_INSTRUCTIONS FOR THE TASK_: The material below contains a line with "Clone this chart in matplotlib." and a line with "import matplotlib.pyplot as plt". Copy exactly those two lines and all lines between them.

_DATA IN THIS EXERCISE_:

--- Begin ---

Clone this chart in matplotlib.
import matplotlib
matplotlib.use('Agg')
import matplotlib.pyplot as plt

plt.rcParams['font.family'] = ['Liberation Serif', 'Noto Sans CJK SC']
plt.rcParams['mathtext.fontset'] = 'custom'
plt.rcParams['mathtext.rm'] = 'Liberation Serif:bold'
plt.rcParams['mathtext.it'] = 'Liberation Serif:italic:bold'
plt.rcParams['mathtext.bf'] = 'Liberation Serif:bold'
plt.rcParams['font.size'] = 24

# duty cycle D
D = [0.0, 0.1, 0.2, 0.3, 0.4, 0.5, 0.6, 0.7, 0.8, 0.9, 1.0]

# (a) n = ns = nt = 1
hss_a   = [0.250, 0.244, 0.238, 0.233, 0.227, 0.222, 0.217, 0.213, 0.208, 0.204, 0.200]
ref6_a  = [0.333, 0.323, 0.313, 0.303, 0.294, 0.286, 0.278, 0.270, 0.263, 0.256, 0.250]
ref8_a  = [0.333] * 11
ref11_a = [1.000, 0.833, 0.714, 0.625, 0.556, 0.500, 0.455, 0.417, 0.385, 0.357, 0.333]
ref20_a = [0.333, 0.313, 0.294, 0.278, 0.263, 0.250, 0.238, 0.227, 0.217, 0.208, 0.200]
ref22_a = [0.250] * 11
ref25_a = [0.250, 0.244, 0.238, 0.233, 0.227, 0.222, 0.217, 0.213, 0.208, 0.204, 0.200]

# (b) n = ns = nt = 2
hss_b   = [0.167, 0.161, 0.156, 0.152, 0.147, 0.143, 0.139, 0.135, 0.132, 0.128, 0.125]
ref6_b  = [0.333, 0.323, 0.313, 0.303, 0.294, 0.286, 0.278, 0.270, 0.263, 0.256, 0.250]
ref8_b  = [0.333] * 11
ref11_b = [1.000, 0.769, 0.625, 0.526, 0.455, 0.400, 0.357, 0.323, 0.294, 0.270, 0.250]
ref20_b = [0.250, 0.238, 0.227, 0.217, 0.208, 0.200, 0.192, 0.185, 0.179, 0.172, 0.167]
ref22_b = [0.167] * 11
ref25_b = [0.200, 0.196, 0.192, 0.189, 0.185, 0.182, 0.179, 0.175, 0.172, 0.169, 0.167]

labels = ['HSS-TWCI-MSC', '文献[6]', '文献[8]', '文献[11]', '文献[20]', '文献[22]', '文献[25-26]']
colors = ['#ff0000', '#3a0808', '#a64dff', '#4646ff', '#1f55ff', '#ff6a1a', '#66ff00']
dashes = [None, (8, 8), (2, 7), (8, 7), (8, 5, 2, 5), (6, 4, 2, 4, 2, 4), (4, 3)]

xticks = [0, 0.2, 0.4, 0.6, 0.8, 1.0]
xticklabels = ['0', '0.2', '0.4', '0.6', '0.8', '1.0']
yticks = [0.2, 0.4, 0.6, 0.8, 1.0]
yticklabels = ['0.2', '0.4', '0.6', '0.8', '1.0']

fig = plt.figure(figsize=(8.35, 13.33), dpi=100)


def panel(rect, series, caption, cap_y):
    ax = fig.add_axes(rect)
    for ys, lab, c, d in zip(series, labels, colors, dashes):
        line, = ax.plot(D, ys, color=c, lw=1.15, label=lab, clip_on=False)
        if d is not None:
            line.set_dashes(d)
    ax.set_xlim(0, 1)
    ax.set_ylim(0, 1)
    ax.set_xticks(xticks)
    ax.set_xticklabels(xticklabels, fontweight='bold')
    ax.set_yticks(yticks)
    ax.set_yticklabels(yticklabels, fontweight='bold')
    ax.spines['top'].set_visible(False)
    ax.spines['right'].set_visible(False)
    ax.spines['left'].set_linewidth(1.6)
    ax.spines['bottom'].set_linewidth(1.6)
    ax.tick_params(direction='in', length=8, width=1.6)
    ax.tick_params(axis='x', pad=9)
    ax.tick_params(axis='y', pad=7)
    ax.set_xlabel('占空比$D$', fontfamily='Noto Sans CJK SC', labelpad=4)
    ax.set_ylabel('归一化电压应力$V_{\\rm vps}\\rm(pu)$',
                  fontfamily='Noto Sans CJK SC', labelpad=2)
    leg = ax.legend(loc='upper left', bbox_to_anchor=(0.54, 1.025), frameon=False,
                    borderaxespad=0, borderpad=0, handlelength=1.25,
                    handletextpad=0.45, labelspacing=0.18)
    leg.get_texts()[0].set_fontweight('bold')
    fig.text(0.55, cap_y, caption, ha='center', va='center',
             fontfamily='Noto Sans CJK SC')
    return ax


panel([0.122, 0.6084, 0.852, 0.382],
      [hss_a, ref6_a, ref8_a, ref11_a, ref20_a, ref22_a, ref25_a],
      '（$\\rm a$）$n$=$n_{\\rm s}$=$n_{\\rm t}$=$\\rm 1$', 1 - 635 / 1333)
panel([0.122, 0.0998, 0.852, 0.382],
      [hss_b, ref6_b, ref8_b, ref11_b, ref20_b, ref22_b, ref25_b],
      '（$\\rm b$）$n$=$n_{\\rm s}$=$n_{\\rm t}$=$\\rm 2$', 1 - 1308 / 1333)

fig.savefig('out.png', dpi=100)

--- End ---
--- Begin ---

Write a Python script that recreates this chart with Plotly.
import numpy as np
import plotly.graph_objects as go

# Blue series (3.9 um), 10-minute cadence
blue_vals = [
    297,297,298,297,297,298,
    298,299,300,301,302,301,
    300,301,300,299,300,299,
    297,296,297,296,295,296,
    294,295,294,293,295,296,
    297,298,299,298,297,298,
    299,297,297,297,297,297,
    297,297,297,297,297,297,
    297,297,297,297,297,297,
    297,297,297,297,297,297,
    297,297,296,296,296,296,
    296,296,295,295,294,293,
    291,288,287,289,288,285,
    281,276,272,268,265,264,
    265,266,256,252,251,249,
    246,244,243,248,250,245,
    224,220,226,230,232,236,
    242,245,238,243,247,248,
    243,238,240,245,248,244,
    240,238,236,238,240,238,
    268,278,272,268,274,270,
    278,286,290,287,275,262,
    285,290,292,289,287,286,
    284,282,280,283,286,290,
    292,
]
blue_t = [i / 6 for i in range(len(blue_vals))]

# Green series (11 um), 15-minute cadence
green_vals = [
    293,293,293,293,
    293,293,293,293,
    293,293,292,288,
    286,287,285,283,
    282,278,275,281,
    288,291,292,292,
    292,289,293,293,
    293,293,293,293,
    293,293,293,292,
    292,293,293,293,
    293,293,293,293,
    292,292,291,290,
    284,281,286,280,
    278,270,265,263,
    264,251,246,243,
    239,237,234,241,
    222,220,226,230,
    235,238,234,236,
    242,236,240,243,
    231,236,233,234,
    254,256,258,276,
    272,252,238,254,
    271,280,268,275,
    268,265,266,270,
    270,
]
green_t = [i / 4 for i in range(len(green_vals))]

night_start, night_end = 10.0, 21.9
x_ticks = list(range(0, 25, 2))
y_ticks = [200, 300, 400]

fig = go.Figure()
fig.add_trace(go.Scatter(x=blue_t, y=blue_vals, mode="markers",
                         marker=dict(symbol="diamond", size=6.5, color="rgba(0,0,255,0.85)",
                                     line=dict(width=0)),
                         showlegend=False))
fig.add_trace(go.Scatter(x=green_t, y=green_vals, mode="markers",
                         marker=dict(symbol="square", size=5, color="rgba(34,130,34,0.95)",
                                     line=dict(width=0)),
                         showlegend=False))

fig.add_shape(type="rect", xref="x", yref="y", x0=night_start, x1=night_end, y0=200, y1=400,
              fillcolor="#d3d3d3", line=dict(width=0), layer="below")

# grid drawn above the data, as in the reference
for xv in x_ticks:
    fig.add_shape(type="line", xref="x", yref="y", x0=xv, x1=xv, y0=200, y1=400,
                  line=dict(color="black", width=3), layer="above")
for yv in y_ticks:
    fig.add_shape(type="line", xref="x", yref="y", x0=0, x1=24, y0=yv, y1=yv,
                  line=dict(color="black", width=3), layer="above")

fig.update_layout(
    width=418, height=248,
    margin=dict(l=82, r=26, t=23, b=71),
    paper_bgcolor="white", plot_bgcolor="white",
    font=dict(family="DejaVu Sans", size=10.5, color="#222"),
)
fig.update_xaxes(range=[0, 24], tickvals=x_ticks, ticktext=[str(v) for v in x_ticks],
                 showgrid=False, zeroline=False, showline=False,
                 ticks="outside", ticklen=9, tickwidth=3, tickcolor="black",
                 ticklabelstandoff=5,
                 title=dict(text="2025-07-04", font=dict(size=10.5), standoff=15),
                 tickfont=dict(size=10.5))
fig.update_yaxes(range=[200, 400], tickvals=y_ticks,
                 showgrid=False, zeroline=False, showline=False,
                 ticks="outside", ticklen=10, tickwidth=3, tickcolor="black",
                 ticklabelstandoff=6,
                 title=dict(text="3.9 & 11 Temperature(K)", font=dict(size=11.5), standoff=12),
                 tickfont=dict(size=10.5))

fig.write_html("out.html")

--- End ---

_PROBLEM SOLUTION_:
Clone this chart in matplotlib.
import matplotlib
matplotlib.use('Agg')
import matplotlib.pyplot as plt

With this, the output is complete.